At length, the chalky cliffs of Britain, which for twice twelve years the noble Champion had never seen, came in sight. Joyful to him was the prospect; more joyful still the towns and villages, the pleasant aspect of the fields, and the green waving woods, as he travelled on towards Coventry. There, with warm greetings, the inhabitants of high and low degree received him.
Sadness, however, he saw on the countenances of many; and this was owing, as the veracious chronicler, from whose erudite work this history is drawn, informs us, to “a doleful report—how, upon Dunmore Heath, there raged up and down an infectious dragon, that so annoyed the country that the inhabitants thereabouts could not pass by without great danger; how that fifteen knights of the kingdom had already lost their lives in adventuring to suppress the same.”

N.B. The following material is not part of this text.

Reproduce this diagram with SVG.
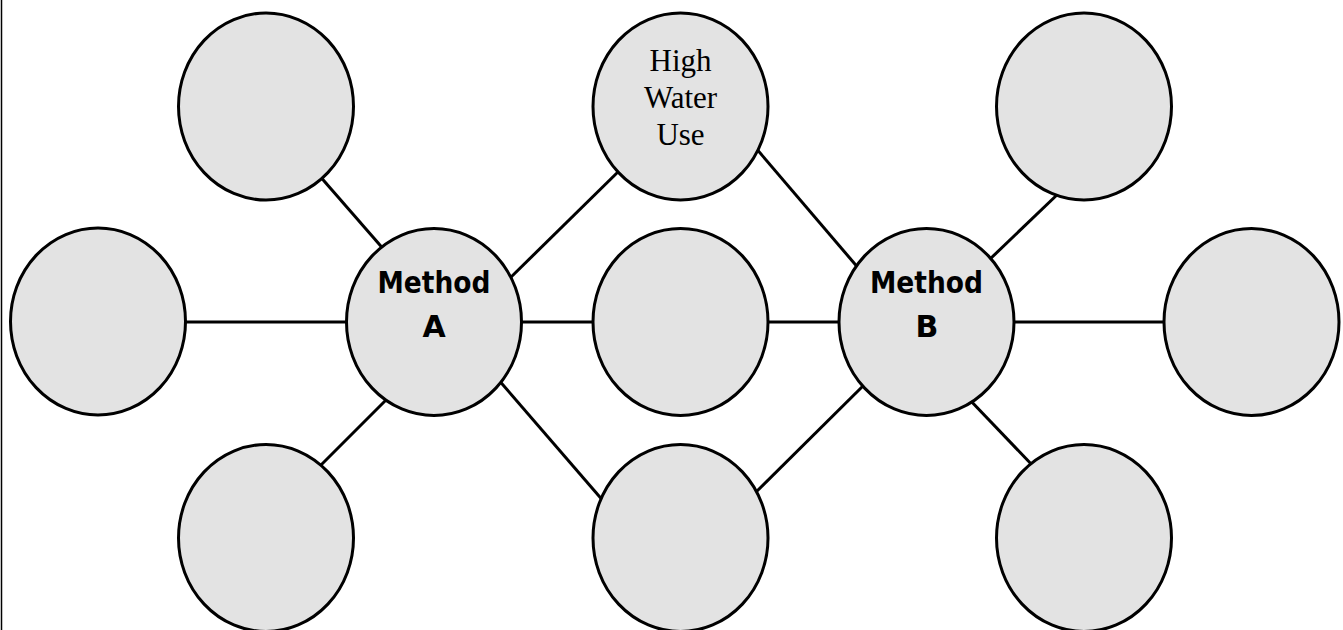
<svg xmlns="http://www.w3.org/2000/svg" width="1343" height="630" viewBox="0 0 1343 630">
  <style>
    .node { fill: #e3e3e3; stroke: #000; stroke-width: 3; }
    .conn { stroke: #000; stroke-width: 3; fill: none; stroke-linecap: butt; }
    .method { font-family: "Comic Sans MS", "DejaVu Sans", sans-serif; font-weight: bold; font-size: 30px; text-anchor: middle; fill: #000; }
    .serif { font-family: "Liberation Serif", "Times New Roman", serif; font-size: 31px; text-anchor: middle; fill: #000; }
  </style>
  <rect x="0" y="0" width="1343" height="630" fill="#ffffff"/>
  <line x1="1.5" y1="0" x2="1.5" y2="630" stroke="#000" stroke-width="1.5"/>
  <g id="connectors">
    <line class="conn" x1="180" y1="322" x2="352" y2="322"/>
    <line class="conn" x1="516" y1="322" x2="600" y2="322"/>
    <line class="conn" x1="761" y1="322" x2="845" y2="322"/>
    <line class="conn" x1="1008" y1="322" x2="1170" y2="322"/>
    <line class="conn" x1="318" y1="174" x2="386" y2="252"/>
    <line class="conn" x1="507" y1="281" x2="622" y2="168"/>
    <line class="conn" x1="497" y1="378" x2="605" y2="503"/>
    <line class="conn" x1="388" y1="398" x2="318" y2="468"/>
    <line class="conn" x1="755" y1="147" x2="860" y2="270"/>
    <line class="conn" x1="1060" y1="192" x2="988" y2="261"/>
    <line class="conn" x1="867" y1="382" x2="753" y2="495"/>
    <line class="conn" x1="968" y1="398" x2="1035" y2="468"/>
  </g>
  <g id="node-top-left"><ellipse class="node" cx="266" cy="106.5" rx="87.5" ry="93.5"/></g>
  <g id="node-high-water-use">
    <ellipse class="node" cx="680.5" cy="106.5" rx="87.5" ry="93.5"/>
    <text class="serif" x="680.5" y="71">High</text>
    <text class="serif" x="680.5" y="108">Water</text>
    <text class="serif" x="680.5" y="145">Use</text>
  </g>
  <g id="node-top-right"><ellipse class="node" cx="1084" cy="106.5" rx="87.5" ry="93.5"/></g>
  <g id="node-left"><ellipse class="node" cx="98" cy="321.5" rx="87.5" ry="93.5"/></g>
  <g id="node-method-a">
    <ellipse class="node" cx="434" cy="322" rx="87.5" ry="93.5"/>
    <text class="method" x="434" y="293" textLength="113" lengthAdjust="spacingAndGlyphs">Method</text>
    <text class="method" x="434" y="337">A</text>
  </g>
  <g id="node-middle"><ellipse class="node" cx="680.5" cy="322" rx="87.5" ry="93.5"/></g>
  <g id="node-method-b">
    <ellipse class="node" cx="926.5" cy="322" rx="87.5" ry="93.5"/>
    <text class="method" x="926.5" y="293" textLength="113" lengthAdjust="spacingAndGlyphs">Method</text>
    <text class="method" x="927" y="337">B</text>
  </g>
  <g id="node-right"><ellipse class="node" cx="1251.5" cy="322" rx="87.5" ry="93.5"/></g>
  <g id="node-bottom-left"><ellipse class="node" cx="266" cy="538" rx="87.5" ry="93.5"/></g>
  <g id="node-bottom-middle"><ellipse class="node" cx="680.5" cy="538" rx="87.5" ry="93.5"/></g>
  <g id="node-bottom-right"><ellipse class="node" cx="1084" cy="538" rx="87.5" ry="93.5"/></g>
</svg>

Saint George no sooner heard thereof, and what wrongs his country received by this infectious dragon, than he purposed to put the adventure to trial, and either to free the land from so great a danger, or to finish his days in the attempt. So, taking leave of all present, he rode forward with as noble a spirit as he did in Africa, when he combated the mighty green dragon.

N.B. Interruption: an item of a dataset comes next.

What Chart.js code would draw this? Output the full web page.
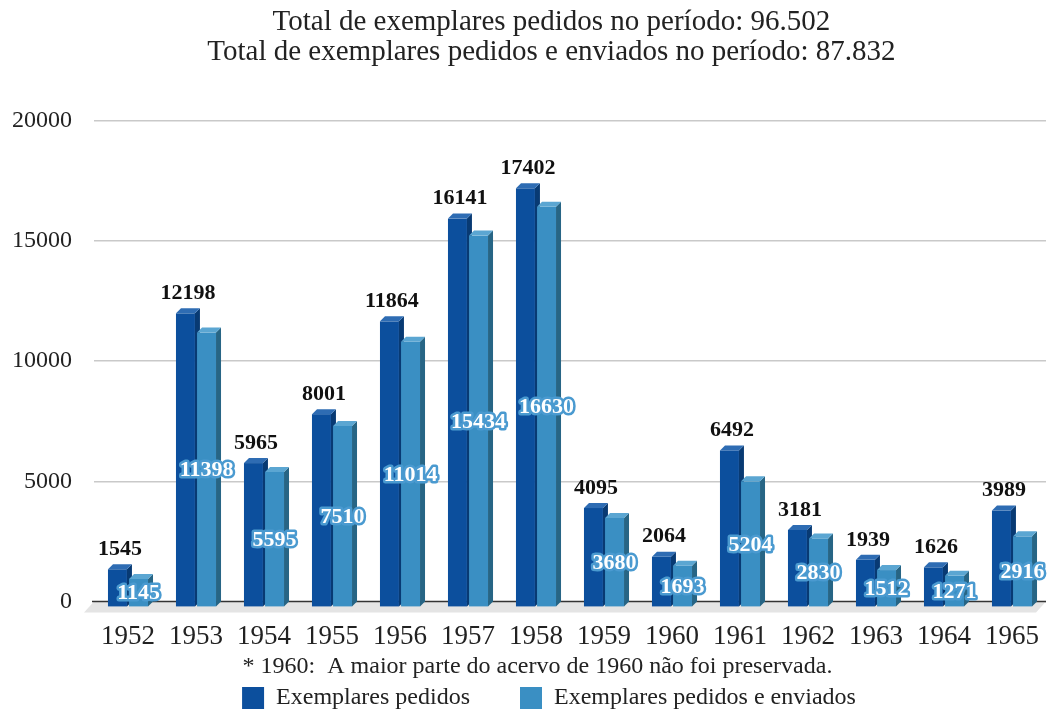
<!DOCTYPE html>
<html>
<head>
<meta charset="utf-8">
<script src="https://cdn.jsdelivr.net/npm/chart.js@4"></script>
<style>
  body { margin: 0; background: #fff; }
  #wrap { width: 1058px; height: 713px; }
</style>
</head>
<body>
<div id="wrap"><canvas id="chart"></canvas></div>
<script>
// data
const years = ['1952','1953','1954','1955','1956','1957','1958','1959','1960','1961','1962','1963','1964','1965'];
const pedidos = [1545, 12198, 5965, 8001, 11864, 16141, 17402, 4095, 2064, 6492, 3181, 1939, 1626, 3989];
const enviados = [1145, 11398, 5595, 7510, 11014, 15434, 16630, 3680, 1693, 5204, 2830, 1512, 1271, 2916];
const yTicks = [0, 5000, 10000, 15000, 20000];

const titleLines = ['Total de exemplares pedidos no período: 96.502', 'Total de exemplares pedidos e enviados no período: 87.832'];
const footnote = '* 1960:  A maior parte do acervo de 1960 não foi preservada.';

const serif = '"Liberation Serif", "Times New Roman", serif';
const depth = 5; // fake 3d offset

// colours for front / side / top
const darkCols = { front: '#0c4f9d', side: '#083a73', top: '#2e6cb3' };
const lightCols = { front: '#3a8fc3', side: '#276585', top: '#5ba6d2' };

const nb = (n) => '\u00a0'.repeat(n); // used to nudge centred texts

// floor under the zero line, drawn before the bars
const floorPlugin = {
    id: 'floor',
    beforeDatasetsDraw(chart) {
        let ctx = chart.ctx;
        let area = chart.chartArea;
        let base = chart.scales.y.getPixelForValue(0);
        ctx.save();
        ctx.fillStyle = '#e4e4e4';
        ctx.beginPath();
        ctx.moveTo(area.left, base);
        ctx.lineTo(area.right, base);
        ctx.lineTo(area.right - 10, base + 11);
        ctx.lineTo(area.left - 10, base + 11);
        ctx.closePath();
        ctx.fill();
        ctx.strokeStyle = '#333';
        ctx.lineWidth = 1.5;
        ctx.beginPath();
        ctx.moveTo(area.left - 2, base);
        ctx.lineTo(area.right, base);
        ctx.stroke();
        ctx.restore();
    }
};

// front face sits "depth" px lower than the value, top face goes back up to it
function drawBox(ctx, bar, cols, base) {
    let x0 = bar.x - bar.width / 2;
    let x1 = bar.x + bar.width / 2;
    let y = bar.y;
    // front
    ctx.fillStyle = cols.front;
    ctx.fillRect(x0, y + depth, x1 - x0, base - y);
    // side
    ctx.fillStyle = cols.side;
    ctx.beginPath();
    ctx.moveTo(x1, y + depth);
    ctx.lineTo(x1 + depth, y);
    ctx.lineTo(x1 + depth, base);
    ctx.lineTo(x1, base + depth);
    ctx.closePath();
    ctx.fill();
    // top
    ctx.fillStyle = cols.top;
    ctx.beginPath();
    ctx.moveTo(x0, y + depth);
    ctx.lineTo(x1, y + depth);
    ctx.lineTo(x1 + depth, y);
    ctx.lineTo(x0 + depth, y);
    ctx.closePath();
    ctx.fill();
}

// skip the flat bars, then draw each pair as boxes (dark first so the light one covers its side)
const boxPlugin = {
    id: 'box3d',
    beforeDatasetDraw() {
        return false;
    },
    afterDatasetsDraw(chart) {
        let ctx = chart.ctx;
        let base = chart.scales.y.getPixelForValue(0);
        let darkBars = chart.getDatasetMeta(0).data;
        let lightBars = chart.getDatasetMeta(1).data;
        ctx.save();
        for (let i = 0; i < darkBars.length; i++) {
            drawBox(ctx, darkBars[i], darkCols, base);
            drawBox(ctx, lightBars[i], lightCols, base);
        }
        ctx.restore();
    }
};

// value labels: black above dark bars, white outlined inside light bars
const labelPlugin = {
    id: 'valueLabels',
    afterDatasetsDraw(chart) {
        let ctx = chart.ctx;
        let base = chart.scales.y.getPixelForValue(0);
        ctx.save();
        ctx.font = 'bold 22px ' + serif;
        ctx.textAlign = 'center';
        ctx.textBaseline = 'middle';
        chart.getDatasetMeta(0).data.forEach((bar, i) => {
            ctx.fillStyle = '#111';
            ctx.fillText(pedidos[i], bar.x + depth / 2, bar.y - 15);
        });
        chart.getDatasetMeta(1).data.forEach((bar, i) => {
            let y = (bar.y + base) / 2 + 6;
            ctx.lineJoin = 'round';
            ctx.lineWidth = 5;
            ctx.strokeStyle = '#4a9ad0';
            ctx.strokeText(enviados[i], bar.x, y);
            ctx.fillStyle = '#fff';
            ctx.fillText(enviados[i], bar.x, y);
        });
        ctx.restore();
    }
};

let chart = new Chart(document.getElementById('chart'), {
    type: 'bar',
    data: {
        labels: years,
        datasets: [
            { label: 'Exemplares pedidos', data: pedidos, backgroundColor: darkCols.front, borderWidth: 0 },
            { label: 'Exemplares pedidos e enviados', data: enviados, backgroundColor: lightCols.front, borderWidth: 0 }
        ]
    },
    options: {
        responsive: true,
        maintainAspectRatio: false,
        animation: false,
        layout: { padding: { left: 11, right: -12, top: 0, bottom: -7 } },
        datasets: { bar: { categoryPercentage: 0.62, barPercentage: 0.9 } },
        scales: {
            x: {
                grid: { display: false, drawTicks: false },
                border: { display: false },
                ticks: { color: '#222', font: { family: serif, size: 27 }, padding: 19, maxRotation: 0 },
                afterFit: (axis) => { axis.height = 55; }
            },
            y: {
                min: 0,
                max: 20000,
                afterBuildTicks: (axis) => { axis.ticks = yTicks.map(v => ({ value: v })); },
                afterFit: (axis) => { axis.width = 83; },
                grid: { color: '#c9c9c9', lineWidth: 1.5, drawTicks: false },
                border: { display: false },
                ticks: { color: '#222', font: { family: serif, size: 24 }, padding: 22, callback: (v) => String(v) }
            }
        },
        plugins: {
            title: {
                display: true,
                text: titleLines.map(t => nb(3) + t),
                color: '#222',
                font: { family: serif, size: 29, weight: 'normal', lineHeight: 1.05 },
                padding: { top: 7, bottom: 53 }
            },
            subtitle: {
                display: true,
                position: 'bottom',
                weight: 500, // between the x axis and the legend
                text: footnote + nb(1),
                color: '#222',
                font: { family: serif, size: 24, weight: 'normal', lineHeight: 0.9 },
                padding: 0
            },
            legend: {
                position: 'bottom',
                fullSize: false,
                labels: {
                    color: '#222',
                    font: { family: serif, size: 24 },
                    boxWidth: 22,
                    boxHeight: 22,
                    padding: 8,
                    generateLabels: (chart) => {
                        let items = Chart.defaults.plugins.legend.labels.generateLabels(chart);
                        items[0].text += nb(7);
                        items[1].text += nb(7);
                        return items;
                    }
                }
            },
            tooltip: { enabled: false }
        }
    },
    plugins: [floorPlugin, boxPlugin, labelPlugin]
});
</script>
</body>
</html>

So, coming to the middle of the plain, he there saw his dreadful enemy, crouching on the ground in a deep cave. The monster, by a strange instinct knowing that his death drew nigh, made such a hideous yelling, that it seemed as if the sky was bursting with thunder, and the earth rocking with an earthquake. Then, bounding forth from his den, and espying the aged Champion, he ran with a fury so great against him as if he would devour both knight and steed, armour and all, in a moment. But the brave Saint George, knowing well how to deal with dragons, and all such-like monsters, quickly wheeled his horse out of his way, and with such force did the monster rush on that he drove his sting full three feet into the ground. Returning again, however, with furious rage, he made at the Knight, and would have carried both him and his charger to the ground, but that Saint George, thrusting his spear at his throat, the monster, to avoid it, threw himself back, and fell happily over, with his back on the turf and his feet in the air, wriggling about all the time his long forked tail. Whereat the noble Champion taking advantage, leaped from his horse, and, throwing down his sword, seized him in his arms before he could rise, and pressed his huge body so tightly in his arms, and held him there, that he squeezed the very life out of him; but alas! the dragon’s sting annoyed the good Knight in such sort, that the dragon being no sooner slain and weltering in his venomous gore, than Saint George likewise took his death’s wound by the deep strokes of the dragon’s sting, which he received in divers parts of his body, and bled in such abundance that his strength began to enfeeble and grow weak: yet, retaining his true nobleness of mind, he valiantly returned victor to the city of Coventry, where all the inhabitants stood without the gates to receive him in great royalty, and to give him the honour that belonged to so worthy a conqueror.